How To Reduce This Downside

Ask for a step-by-step installation plan before signing. A reputable installer will explain what happens on each day, what access they need, and how they’ll protect your home. Insist on commissioning and a clear handover. Many “bad heat pump experiences” are really “bad handovers,” where the system is never tuned to the house or the household.

If you want minimal disruption, you can still pursue a heat pump, but you may need a staged approach: insulation first, then heating upgrades, then the heat pump installation.

Planning Permission: Usually Fine, Sometimes Not

In many cases, you can install a heat pump under permitted development rules, but it’s not universal. Your property type, location, and local restrictions can change what’s allowed. Listed buildings, conservation areas, flats, and leasehold arrangements often introduce extra steps, and neighbour proximity can affect what counts as acceptable placement.

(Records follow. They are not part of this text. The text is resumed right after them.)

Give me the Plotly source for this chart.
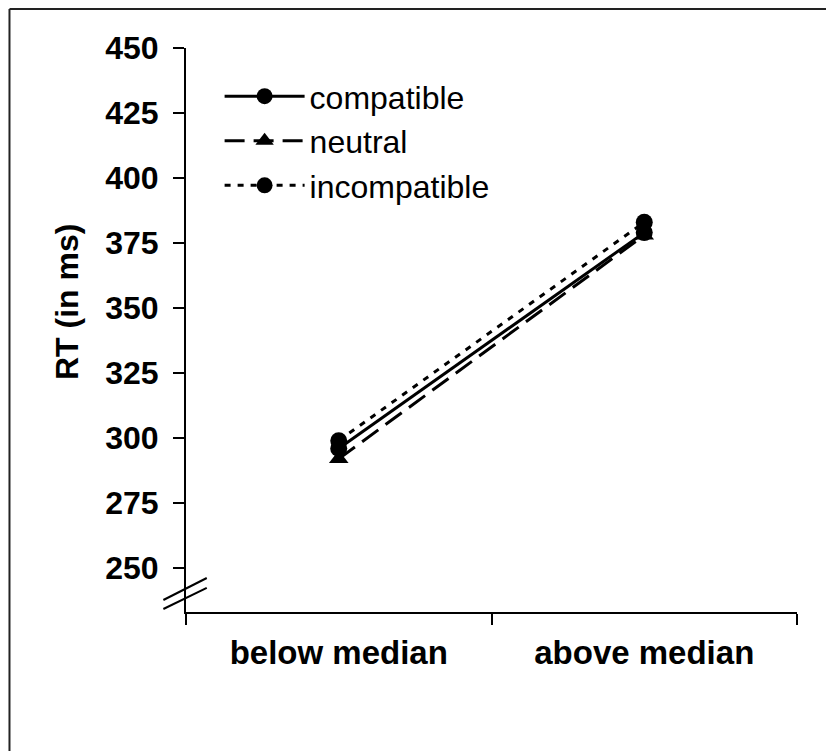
import plotly.graph_objects as go

# dados
grupos = ["below median", "above median"]
compatible = [296, 379]
neutral = [292, 378]
incompatible = [299, 383]
y_ticks = [250, 275, 300, 325, 350, 375, 400, 425, 450]

FONTE = "Liberation Sans, Arial, sans-serif"

fig = go.Figure()

fig.add_trace(go.Scatter(
    x=grupos, y=compatible, name="compatible", mode="lines+markers",
    line=dict(color="black", width=3, dash="solid"),
    marker=dict(symbol="circle", size=17, color="black"),
))
fig.add_trace(go.Scatter(
    x=grupos, y=neutral, name="neutral", mode="lines+markers",
    line=dict(color="black", width=3, dash="20px,9px"),
    marker=dict(symbol="triangle-up", size=17, color="black"),
))
fig.add_trace(go.Scatter(
    x=grupos, y=incompatible, name="incompatible", mode="lines+markers",
    line=dict(color="black", width=3, dash="6px,7px"),
    marker=dict(symbol="circle", size=17, color="black"),
))

# moldura (só topo e esquerda visíveis)
fig.add_shape(type="line", xref="paper", yref="paper",
              x0=-0.2889, y0=1.0691, x1=1.3, y1=1.0691,
              line=dict(color="#222", width=2))
fig.add_shape(type="line", xref="paper", yref="paper",
              x0=-0.2889, y0=1.0691, x1=-0.2889, y1=-0.3,
              line=dict(color="#222", width=2))

# quebra do eixo y
for y0, y1 in [(0.0213, 0.0603), (0.0053, 0.0426)]:
    fig.add_shape(type="line", xref="paper", yref="paper",
                  x0=-0.037, y0=y0, x1=0.034, y1=y1,
                  line=dict(color="black", width=2))

# título do eixo y
fig.add_annotation(
    text="RT (in ms)", xref="paper", yref="paper", x=-0.1948, y=0.5496,
    xanchor="center", yanchor="middle",
    textangle=-90, showarrow=False,
    font=dict(family=FONTE, size=32, color="black", weight="bold"),
)

fig.update_xaxes(
    type="category", categoryorder="array", categoryarray=grupos,
    range=[-0.5, 1.5], tickson="boundaries",
    showline=True, linecolor="black", linewidth=2,
    ticks="outside", ticklen=11, tickwidth=2, tickcolor="black",
    showgrid=False, zeroline=False, ticklabelstandoff=10,
    tickfont=dict(family=FONTE, size=33, color="black", weight="bold"),
)
fig.update_yaxes(
    range=[233.1, 450], tickvals=y_ticks,
    showline=True, linecolor="black", linewidth=2,
    ticks="outside", ticklen=11, tickwidth=2, tickcolor="black",
    showgrid=False, zeroline=False, ticklabelstandoff=8,
    tickfont=dict(family=FONTE, size=32, color="black", weight="bold"),
)

fig.update_layout(
    width=834, height=751,
    margin=dict(l=178, r=45, t=40, b=147),
    paper_bgcolor="white", plot_bgcolor="white",
    font=dict(family=FONTE, color="black"),
    legend=dict(
        x=0.055, y=0.963, xanchor="left", yanchor="top",
        font=dict(family=FONTE, size=32, color="black"),
        itemwidth=80, bgcolor="rgba(0,0,0,0)",
    ),
)

fig.write_html("out.html")
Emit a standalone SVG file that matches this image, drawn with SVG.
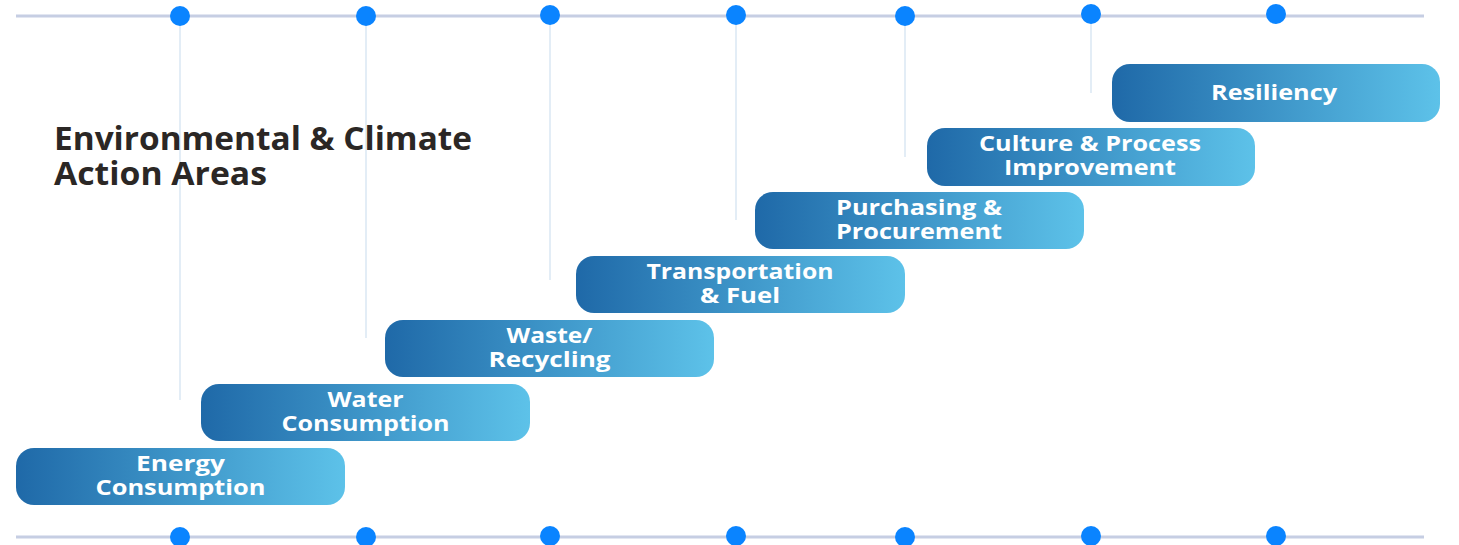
<svg xmlns="http://www.w3.org/2000/svg" width="1459" height="545" viewBox="0 0 1459 545">
<defs>
<linearGradient id="g" x1="0" y1="0" x2="1" y2="0">
<stop offset="0" stop-color="#1f69a8"/>
<stop offset="1" stop-color="#5dc2e9"/>
</linearGradient>
<style>
.rail{stroke:#c6cee3;stroke-width:3}
.dot{fill:#0a84ff}
.tick{stroke:#e3edf6;stroke-width:2}
.box{fill:url(#g)}
.lbl{font-family:"Open Sans","Liberation Sans",sans-serif;font-weight:700;font-size:22px;fill:#ffffff;text-anchor:middle}
.title{font-family:"Open Sans","Liberation Sans",sans-serif;font-weight:700;font-size:32px;fill:#2b2725}
</style>
</defs>
<rect width="1459" height="545" fill="#ffffff"/>
<g id="connectors">
<line class="rail" x1="16" y1="16" x2="1424" y2="16"/>
<line class="rail" x1="16" y1="537" x2="1424" y2="537"/>
<line class="tick" x1="180" y1="16" x2="180" y2="400"/>
<line class="tick" x1="366" y1="16" x2="366" y2="338"/>
<line class="tick" x1="550" y1="16" x2="550" y2="280"/>
<line class="tick" x1="736" y1="16" x2="736" y2="220"/>
<line class="tick" x1="905" y1="16" x2="905" y2="157"/>
<line class="tick" x1="1091" y1="16" x2="1091" y2="93"/>
</g>
<g id="dots">
<circle class="dot" cx="180" cy="16" r="10"/>
<circle class="dot" cx="366" cy="16" r="10"/>
<circle class="dot" cx="550" cy="15" r="10"/>
<circle class="dot" cx="736" cy="15" r="10"/>
<circle class="dot" cx="905" cy="16" r="10"/>
<circle class="dot" cx="1091" cy="14" r="10"/>
<circle class="dot" cx="1276" cy="14" r="10"/>
<circle class="dot" cx="180" cy="537" r="10"/>
<circle class="dot" cx="366" cy="537" r="10"/>
<circle class="dot" cx="550" cy="536" r="10"/>
<circle class="dot" cx="736" cy="536" r="10"/>
<circle class="dot" cx="905" cy="537" r="10"/>
<circle class="dot" cx="1091" cy="536" r="10"/>
<circle class="dot" cx="1276" cy="536" r="10"/>
</g>
<g id="title">
<text class="title" x="54" y="150" textLength="418" lengthAdjust="spacingAndGlyphs">Environmental &amp; Climate</text>
<text class="title" x="54" y="185" textLength="213" lengthAdjust="spacingAndGlyphs">Action Areas</text>
</g>
<g id="energy">
<rect class="box" x="16" y="448" width="329" height="57" rx="18"/>
<text class="lbl" x="180.5" y="471" textLength="89" lengthAdjust="spacingAndGlyphs">Energy</text>
<text class="lbl" x="180.5" y="495" textLength="170" lengthAdjust="spacingAndGlyphs">Consumption</text>
</g>
<g id="water">
<rect class="box" x="201" y="384" width="329" height="57" rx="18"/>
<text class="lbl" x="365.5" y="407" textLength="76" lengthAdjust="spacingAndGlyphs">Water</text>
<text class="lbl" x="365.5" y="431" textLength="168" lengthAdjust="spacingAndGlyphs">Consumption</text>
</g>
<g id="waste">
<rect class="box" x="385" y="320" width="329" height="57" rx="18"/>
<text class="lbl" x="549.5" y="343" textLength="86" lengthAdjust="spacingAndGlyphs">Waste/</text>
<text class="lbl" x="549.5" y="367" textLength="122" lengthAdjust="spacingAndGlyphs">Recycling</text>
</g>
<g id="transportation">
<rect class="box" x="576" y="256" width="329" height="57" rx="18"/>
<text class="lbl" x="740" y="279" textLength="187" lengthAdjust="spacingAndGlyphs">Transportation</text>
<text class="lbl" x="740" y="303" textLength="80" lengthAdjust="spacingAndGlyphs">&amp; Fuel</text>
</g>
<g id="purchasing">
<rect class="box" x="755" y="192" width="329" height="57" rx="18"/>
<text class="lbl" x="919" y="215" textLength="166" lengthAdjust="spacingAndGlyphs">Purchasing &amp;</text>
<text class="lbl" x="919" y="239" textLength="166" lengthAdjust="spacingAndGlyphs">Procurement</text>
</g>
<g id="culture">
<rect class="box" x="927" y="128" width="328" height="58" rx="18"/>
<text class="lbl" x="1090" y="151" textLength="222" lengthAdjust="spacingAndGlyphs">Culture &amp; Process</text>
<text class="lbl" x="1090" y="175" textLength="172" lengthAdjust="spacingAndGlyphs">Improvement</text>
</g>
<g id="resiliency">
<rect class="box" x="1112" y="64" width="328" height="58" rx="18"/>
<text class="lbl" x="1274" y="100" textLength="126" lengthAdjust="spacingAndGlyphs">Resiliency</text>
</g>
</svg>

The key issue is that planning and permissions are easiest to handle before you commit money. If you pay a deposit and only then discover you can’t place the unit where needed, you can end up in a stressful negotiation or an expensive redesign.

When You Should Check Early

  • You live in a conservation area or a listed building
  • You’re in a flat, maisonette, or leasehold property
  • The outdoor unit would be close to a neighbour’s window or boundary
  • Your only viable location is on a front elevation or shared access area

How To Reduce This Downside

Ask your installer what assumptions they’re making about permitted development and whether they’ve handled similar properties nearby. If in doubt, check with your local planning office early, or ask for written confirmation of the approach. For leasehold, obtain landlord/freeholder consent in writing before booking installation dates.

Planning issues are manageable when surfaced early. They become painful when discovered late.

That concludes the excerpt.